● Problem description:
Using the records below, copy exactly the part that opens with the line holding "Emit a LaTeX" and closes with the line holding "minimum width=181.5pt,minimum height=78pt]", minus the pictures.

● Input data:
** BEGIN **

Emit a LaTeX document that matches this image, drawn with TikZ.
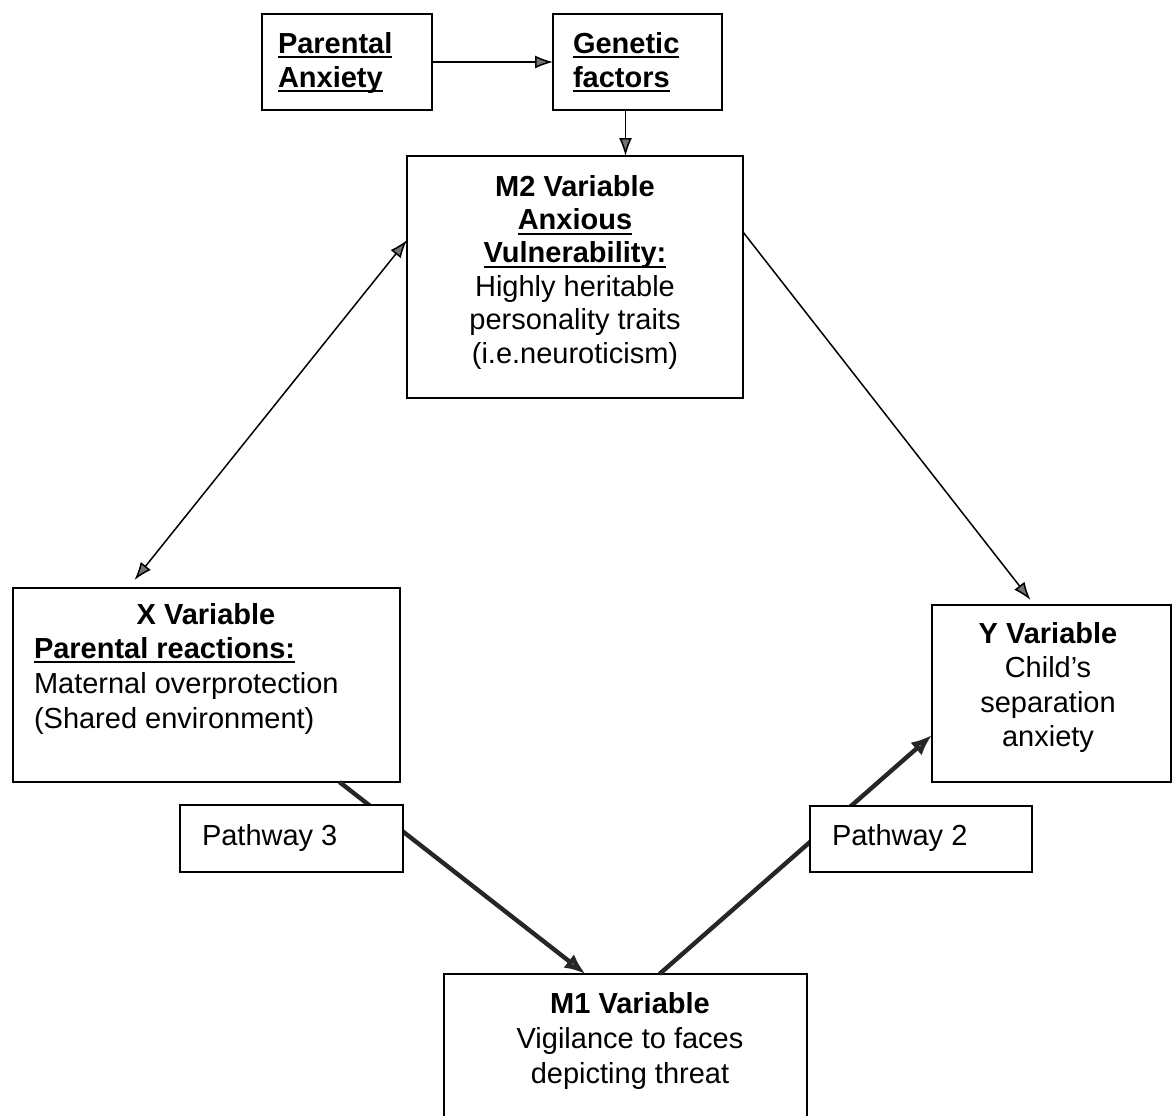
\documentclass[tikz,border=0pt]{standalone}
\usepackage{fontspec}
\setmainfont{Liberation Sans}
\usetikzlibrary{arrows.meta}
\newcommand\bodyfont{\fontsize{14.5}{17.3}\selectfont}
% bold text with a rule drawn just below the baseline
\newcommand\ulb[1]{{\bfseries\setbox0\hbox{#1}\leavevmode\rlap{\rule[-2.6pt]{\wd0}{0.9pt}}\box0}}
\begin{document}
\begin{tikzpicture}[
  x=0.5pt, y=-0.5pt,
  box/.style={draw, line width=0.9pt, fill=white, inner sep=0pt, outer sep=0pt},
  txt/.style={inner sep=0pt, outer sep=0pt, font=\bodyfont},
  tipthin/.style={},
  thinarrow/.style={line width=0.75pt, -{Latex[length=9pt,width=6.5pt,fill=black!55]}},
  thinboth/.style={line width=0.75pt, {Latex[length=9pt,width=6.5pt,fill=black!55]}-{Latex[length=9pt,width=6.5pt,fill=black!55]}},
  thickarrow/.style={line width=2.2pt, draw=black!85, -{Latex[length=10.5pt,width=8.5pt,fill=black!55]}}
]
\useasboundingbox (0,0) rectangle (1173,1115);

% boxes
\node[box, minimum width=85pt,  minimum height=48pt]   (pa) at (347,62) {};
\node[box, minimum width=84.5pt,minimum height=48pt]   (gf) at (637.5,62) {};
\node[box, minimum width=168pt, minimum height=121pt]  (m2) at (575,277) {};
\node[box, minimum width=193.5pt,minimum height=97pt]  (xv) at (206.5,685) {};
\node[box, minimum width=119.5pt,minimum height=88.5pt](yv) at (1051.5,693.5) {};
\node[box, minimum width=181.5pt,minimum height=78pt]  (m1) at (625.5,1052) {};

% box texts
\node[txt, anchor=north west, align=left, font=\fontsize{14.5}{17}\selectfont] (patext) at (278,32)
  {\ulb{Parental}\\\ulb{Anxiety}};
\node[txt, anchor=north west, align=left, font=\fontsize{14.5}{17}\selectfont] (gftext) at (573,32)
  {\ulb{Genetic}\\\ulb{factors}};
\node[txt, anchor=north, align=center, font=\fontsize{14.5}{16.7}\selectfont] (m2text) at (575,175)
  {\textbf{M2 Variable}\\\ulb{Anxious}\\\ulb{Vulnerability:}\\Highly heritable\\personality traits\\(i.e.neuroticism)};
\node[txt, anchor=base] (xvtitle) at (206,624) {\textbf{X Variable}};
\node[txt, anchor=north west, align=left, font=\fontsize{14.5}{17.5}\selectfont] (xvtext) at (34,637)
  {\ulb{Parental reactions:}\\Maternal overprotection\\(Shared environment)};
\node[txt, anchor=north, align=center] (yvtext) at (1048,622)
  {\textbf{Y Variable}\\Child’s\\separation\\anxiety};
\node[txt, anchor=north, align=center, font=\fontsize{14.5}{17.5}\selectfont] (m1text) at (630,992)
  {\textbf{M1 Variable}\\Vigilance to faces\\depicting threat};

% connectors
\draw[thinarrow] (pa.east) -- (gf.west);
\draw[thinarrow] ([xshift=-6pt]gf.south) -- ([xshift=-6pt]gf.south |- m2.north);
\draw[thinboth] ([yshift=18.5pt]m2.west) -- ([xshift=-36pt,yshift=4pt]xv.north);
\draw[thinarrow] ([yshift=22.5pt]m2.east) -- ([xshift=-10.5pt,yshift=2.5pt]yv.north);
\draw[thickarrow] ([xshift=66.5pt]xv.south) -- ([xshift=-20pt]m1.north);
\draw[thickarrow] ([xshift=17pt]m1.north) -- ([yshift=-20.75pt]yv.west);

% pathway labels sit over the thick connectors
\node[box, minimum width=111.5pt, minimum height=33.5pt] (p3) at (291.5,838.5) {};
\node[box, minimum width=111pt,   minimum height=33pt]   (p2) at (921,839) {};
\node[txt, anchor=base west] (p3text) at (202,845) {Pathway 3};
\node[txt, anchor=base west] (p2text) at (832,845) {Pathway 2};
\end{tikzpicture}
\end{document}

** END **
** BEGIN **

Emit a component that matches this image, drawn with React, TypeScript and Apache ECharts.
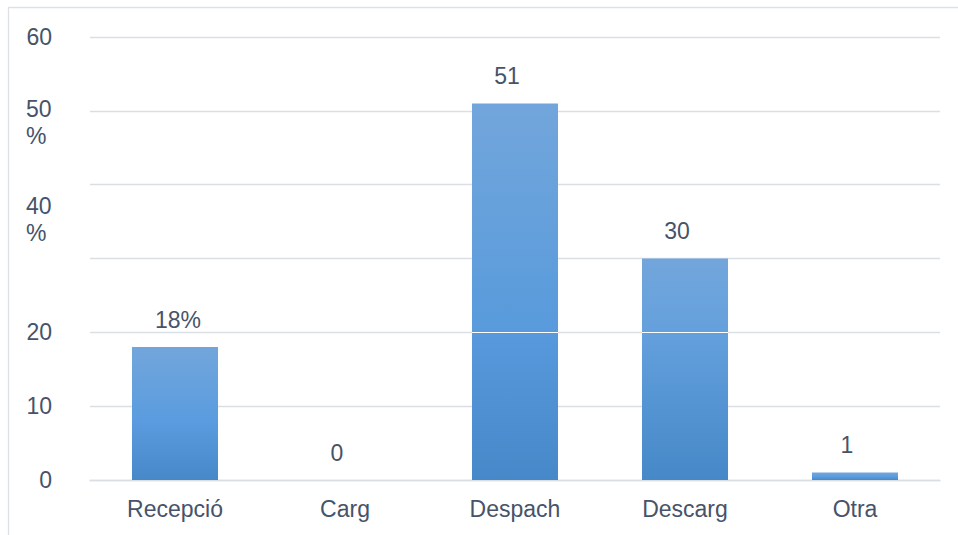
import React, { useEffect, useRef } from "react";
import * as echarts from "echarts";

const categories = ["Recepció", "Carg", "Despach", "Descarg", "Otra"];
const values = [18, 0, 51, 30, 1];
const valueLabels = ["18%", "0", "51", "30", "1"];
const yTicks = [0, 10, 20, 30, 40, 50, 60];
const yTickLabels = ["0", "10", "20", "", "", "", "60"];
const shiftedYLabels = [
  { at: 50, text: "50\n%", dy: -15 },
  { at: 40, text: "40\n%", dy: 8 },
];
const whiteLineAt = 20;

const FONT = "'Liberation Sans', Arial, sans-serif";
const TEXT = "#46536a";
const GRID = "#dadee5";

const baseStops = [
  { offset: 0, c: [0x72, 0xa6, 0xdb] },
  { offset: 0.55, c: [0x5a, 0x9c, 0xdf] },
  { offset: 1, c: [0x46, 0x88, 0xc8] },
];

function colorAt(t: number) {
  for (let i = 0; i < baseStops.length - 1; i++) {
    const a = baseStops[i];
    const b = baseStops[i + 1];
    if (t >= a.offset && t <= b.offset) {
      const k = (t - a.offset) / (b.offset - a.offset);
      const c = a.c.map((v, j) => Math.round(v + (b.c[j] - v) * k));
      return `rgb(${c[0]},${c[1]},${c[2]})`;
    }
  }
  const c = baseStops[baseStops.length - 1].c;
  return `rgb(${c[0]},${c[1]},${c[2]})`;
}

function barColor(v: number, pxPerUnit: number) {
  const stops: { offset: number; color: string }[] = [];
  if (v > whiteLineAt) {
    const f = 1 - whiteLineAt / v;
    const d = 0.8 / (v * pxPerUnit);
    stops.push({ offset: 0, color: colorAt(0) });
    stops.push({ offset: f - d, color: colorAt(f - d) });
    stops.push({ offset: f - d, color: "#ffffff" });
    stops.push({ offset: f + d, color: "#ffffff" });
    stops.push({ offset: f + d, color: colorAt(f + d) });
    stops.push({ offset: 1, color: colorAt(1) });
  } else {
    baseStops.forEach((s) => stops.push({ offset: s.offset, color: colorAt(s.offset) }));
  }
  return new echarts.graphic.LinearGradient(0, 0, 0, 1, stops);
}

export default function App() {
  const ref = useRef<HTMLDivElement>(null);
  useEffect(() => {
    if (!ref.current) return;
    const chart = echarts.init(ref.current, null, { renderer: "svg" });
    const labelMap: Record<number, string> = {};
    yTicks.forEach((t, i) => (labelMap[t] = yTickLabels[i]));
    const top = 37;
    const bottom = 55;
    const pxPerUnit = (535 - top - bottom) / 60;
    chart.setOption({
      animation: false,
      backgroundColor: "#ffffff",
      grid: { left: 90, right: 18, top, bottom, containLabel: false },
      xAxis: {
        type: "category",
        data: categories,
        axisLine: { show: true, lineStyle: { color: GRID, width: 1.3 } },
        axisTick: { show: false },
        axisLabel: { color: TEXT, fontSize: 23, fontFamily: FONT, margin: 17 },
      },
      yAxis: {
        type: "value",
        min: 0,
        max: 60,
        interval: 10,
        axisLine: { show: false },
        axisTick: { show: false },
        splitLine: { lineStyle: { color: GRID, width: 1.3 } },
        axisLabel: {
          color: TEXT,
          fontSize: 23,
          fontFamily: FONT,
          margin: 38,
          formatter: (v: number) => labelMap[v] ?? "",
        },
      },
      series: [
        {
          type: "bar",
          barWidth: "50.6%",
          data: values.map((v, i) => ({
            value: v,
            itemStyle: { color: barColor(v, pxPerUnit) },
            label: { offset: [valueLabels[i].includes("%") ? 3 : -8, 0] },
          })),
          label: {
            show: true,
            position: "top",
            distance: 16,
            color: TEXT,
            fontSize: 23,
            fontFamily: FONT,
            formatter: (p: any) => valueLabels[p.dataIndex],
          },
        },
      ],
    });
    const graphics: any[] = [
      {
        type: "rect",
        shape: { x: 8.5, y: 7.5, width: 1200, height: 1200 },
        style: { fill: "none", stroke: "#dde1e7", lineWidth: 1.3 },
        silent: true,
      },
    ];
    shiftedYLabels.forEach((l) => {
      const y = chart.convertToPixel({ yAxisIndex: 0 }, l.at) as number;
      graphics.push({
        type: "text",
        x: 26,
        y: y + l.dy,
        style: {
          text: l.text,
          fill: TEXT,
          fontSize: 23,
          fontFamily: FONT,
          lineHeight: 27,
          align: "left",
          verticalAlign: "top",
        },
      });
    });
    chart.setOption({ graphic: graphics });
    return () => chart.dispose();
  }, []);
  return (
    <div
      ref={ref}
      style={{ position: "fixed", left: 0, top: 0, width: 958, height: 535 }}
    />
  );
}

** END **
** BEGIN **

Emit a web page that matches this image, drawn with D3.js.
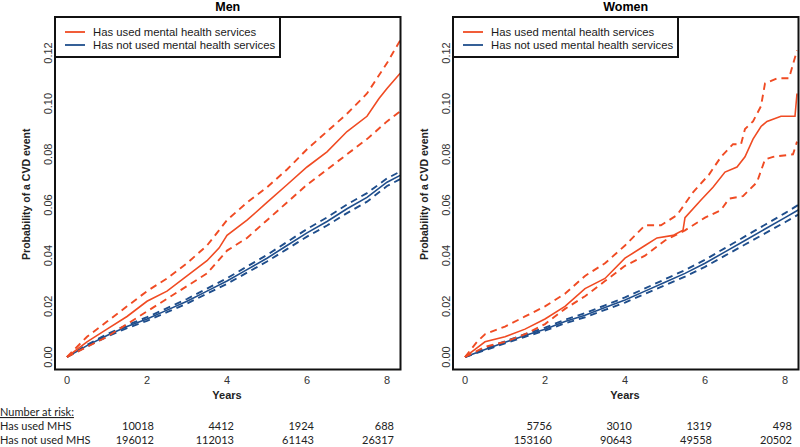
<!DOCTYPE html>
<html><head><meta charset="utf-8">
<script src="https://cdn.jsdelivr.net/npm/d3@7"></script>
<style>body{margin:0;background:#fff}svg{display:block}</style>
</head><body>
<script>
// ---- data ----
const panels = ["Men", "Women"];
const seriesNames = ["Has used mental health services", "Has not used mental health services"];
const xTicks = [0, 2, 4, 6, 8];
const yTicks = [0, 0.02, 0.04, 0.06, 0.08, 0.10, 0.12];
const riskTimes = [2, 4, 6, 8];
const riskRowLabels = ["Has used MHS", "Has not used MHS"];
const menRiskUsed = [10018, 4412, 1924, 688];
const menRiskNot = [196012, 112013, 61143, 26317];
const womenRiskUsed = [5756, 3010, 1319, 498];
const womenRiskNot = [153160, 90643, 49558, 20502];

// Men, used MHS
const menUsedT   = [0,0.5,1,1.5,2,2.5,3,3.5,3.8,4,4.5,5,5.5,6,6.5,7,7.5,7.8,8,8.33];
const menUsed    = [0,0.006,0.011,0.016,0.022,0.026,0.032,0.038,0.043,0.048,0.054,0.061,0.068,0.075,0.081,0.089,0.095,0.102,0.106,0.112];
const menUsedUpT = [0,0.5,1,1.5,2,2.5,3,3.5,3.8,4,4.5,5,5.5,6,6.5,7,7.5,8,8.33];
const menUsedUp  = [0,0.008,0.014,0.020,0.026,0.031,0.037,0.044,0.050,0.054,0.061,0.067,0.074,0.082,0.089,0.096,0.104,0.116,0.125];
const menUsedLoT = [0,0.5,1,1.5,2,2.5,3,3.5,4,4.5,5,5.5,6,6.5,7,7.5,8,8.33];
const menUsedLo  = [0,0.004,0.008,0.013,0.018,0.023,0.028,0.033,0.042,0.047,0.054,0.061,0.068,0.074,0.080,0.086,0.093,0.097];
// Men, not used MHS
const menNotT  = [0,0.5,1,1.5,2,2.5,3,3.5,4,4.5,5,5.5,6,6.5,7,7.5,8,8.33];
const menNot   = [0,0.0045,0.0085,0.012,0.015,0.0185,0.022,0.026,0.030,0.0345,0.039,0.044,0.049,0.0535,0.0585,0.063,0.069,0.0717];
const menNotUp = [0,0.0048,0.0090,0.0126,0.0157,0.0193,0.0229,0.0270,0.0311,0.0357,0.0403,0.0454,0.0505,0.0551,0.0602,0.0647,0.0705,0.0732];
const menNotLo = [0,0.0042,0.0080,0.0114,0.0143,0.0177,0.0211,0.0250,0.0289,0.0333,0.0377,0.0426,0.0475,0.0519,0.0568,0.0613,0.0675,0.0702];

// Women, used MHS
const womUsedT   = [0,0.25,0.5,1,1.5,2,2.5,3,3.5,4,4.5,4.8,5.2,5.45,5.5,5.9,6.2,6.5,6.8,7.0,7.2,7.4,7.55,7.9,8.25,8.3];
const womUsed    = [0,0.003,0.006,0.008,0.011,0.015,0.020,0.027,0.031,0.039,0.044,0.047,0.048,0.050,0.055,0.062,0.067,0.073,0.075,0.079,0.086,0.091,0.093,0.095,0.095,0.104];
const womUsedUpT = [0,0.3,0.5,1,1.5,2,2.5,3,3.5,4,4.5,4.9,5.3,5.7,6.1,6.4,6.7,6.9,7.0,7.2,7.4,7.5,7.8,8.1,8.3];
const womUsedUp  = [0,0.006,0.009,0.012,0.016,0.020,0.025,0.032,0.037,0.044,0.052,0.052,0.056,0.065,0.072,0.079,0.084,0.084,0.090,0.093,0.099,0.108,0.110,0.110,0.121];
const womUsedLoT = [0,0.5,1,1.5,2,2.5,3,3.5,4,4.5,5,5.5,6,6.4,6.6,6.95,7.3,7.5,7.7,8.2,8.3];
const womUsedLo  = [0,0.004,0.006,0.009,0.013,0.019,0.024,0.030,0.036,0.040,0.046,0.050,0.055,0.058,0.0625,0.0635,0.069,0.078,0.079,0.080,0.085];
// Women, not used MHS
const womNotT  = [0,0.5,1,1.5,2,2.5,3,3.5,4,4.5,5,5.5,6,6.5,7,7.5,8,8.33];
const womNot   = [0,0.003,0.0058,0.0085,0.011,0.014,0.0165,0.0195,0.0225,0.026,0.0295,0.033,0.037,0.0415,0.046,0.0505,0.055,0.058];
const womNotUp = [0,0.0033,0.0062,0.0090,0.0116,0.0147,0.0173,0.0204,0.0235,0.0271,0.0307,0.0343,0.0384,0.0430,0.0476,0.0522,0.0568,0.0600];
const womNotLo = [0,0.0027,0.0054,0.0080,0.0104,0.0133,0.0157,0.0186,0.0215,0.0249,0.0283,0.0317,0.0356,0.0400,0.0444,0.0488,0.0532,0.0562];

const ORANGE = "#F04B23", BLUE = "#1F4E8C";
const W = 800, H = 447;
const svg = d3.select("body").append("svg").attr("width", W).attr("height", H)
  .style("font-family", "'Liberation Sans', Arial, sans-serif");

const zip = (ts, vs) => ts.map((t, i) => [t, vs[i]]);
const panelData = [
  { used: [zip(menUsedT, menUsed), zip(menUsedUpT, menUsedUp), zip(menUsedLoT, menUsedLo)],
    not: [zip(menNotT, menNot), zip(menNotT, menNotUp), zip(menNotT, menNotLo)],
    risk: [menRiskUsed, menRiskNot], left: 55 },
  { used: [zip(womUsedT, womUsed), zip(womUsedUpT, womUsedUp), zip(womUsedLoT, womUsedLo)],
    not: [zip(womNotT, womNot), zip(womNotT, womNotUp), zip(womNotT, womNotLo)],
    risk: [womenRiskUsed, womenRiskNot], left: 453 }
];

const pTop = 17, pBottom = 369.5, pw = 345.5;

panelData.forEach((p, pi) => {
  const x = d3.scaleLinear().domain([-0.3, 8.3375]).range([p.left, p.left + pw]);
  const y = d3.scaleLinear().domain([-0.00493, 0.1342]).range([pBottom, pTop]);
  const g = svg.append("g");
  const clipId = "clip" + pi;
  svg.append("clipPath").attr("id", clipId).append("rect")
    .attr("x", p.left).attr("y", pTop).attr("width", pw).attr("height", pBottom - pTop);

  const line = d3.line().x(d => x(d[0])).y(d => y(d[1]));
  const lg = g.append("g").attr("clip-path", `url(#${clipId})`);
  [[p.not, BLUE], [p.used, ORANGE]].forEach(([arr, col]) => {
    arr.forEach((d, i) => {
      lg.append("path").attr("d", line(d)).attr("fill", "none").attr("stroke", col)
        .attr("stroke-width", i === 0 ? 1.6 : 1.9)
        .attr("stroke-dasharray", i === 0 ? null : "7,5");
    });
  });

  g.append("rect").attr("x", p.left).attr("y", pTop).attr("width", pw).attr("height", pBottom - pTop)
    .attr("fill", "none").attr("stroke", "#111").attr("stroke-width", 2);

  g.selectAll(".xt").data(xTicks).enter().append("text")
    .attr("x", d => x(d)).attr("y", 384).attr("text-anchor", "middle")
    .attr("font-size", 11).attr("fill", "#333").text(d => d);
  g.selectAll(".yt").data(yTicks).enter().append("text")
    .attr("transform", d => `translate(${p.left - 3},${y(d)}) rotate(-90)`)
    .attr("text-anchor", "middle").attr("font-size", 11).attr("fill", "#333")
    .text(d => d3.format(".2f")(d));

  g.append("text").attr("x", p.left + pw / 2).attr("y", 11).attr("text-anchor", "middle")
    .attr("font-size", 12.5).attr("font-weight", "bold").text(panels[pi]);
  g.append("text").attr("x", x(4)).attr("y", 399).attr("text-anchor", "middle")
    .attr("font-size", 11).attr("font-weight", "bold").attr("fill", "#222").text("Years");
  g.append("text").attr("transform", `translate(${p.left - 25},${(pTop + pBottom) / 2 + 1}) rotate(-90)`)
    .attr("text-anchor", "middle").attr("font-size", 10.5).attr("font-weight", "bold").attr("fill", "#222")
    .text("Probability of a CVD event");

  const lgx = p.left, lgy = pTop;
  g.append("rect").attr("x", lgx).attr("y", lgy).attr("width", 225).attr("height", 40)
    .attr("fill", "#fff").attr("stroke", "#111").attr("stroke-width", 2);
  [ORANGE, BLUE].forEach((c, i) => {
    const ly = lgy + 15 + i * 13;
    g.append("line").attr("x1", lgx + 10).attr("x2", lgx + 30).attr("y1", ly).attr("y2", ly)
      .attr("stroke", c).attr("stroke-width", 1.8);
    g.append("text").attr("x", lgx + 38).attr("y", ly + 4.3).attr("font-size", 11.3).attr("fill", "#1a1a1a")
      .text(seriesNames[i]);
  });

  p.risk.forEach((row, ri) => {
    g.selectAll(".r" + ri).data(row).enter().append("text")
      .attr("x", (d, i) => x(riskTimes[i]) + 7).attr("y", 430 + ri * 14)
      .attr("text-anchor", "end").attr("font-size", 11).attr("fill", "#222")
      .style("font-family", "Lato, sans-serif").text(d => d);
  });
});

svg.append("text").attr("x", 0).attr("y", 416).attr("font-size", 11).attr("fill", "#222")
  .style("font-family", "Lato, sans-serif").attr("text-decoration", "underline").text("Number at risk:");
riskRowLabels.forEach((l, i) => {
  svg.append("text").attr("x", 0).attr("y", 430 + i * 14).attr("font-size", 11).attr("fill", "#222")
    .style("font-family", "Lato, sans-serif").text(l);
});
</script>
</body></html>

** END **

● Result:
Emit a LaTeX document that matches this image, drawn with TikZ.
\documentclass[tikz,border=0pt]{standalone}
\usepackage{fontspec}
\setmainfont{Liberation Sans}
\usetikzlibrary{arrows.meta}
\newcommand\bodyfont{\fontsize{14.5}{17.3}\selectfont}
% bold text with a rule drawn just below the baseline
\newcommand\ulb[1]{{\bfseries\setbox0\hbox{#1}\leavevmode\rlap{\rule[-2.6pt]{\wd0}{0.9pt}}\box0}}
\begin{document}
\begin{tikzpicture}[
  x=0.5pt, y=-0.5pt,
  box/.style={draw, line width=0.9pt, fill=white, inner sep=0pt, outer sep=0pt},
  txt/.style={inner sep=0pt, outer sep=0pt, font=\bodyfont},
  tipthin/.style={},
  thinarrow/.style={line width=0.75pt, -{Latex[length=9pt,width=6.5pt,fill=black!55]}},
  thinboth/.style={line width=0.75pt, {Latex[length=9pt,width=6.5pt,fill=black!55]}-{Latex[length=9pt,width=6.5pt,fill=black!55]}},
  thickarrow/.style={line width=2.2pt, draw=black!85, -{Latex[length=10.5pt,width=8.5pt,fill=black!55]}}
]
\useasboundingbox (0,0) rectangle (1173,1115);

% boxes
\node[box, minimum width=85pt,  minimum height=48pt]   (pa) at (347,62) {};
\node[box, minimum width=84.5pt,minimum height=48pt]   (gf) at (637.5,62) {};
\node[box, minimum width=168pt, minimum height=121pt]  (m2) at (575,277) {};
\node[box, minimum width=193.5pt,minimum height=97pt]  (xv) at (206.5,685) {};
\node[box, minimum width=119.5pt,minimum height=88.5pt](yv) at (1051.5,693.5) {};
\node[box, minimum width=181.5pt,minimum height=78pt]  (m1) at (625.5,1052) {};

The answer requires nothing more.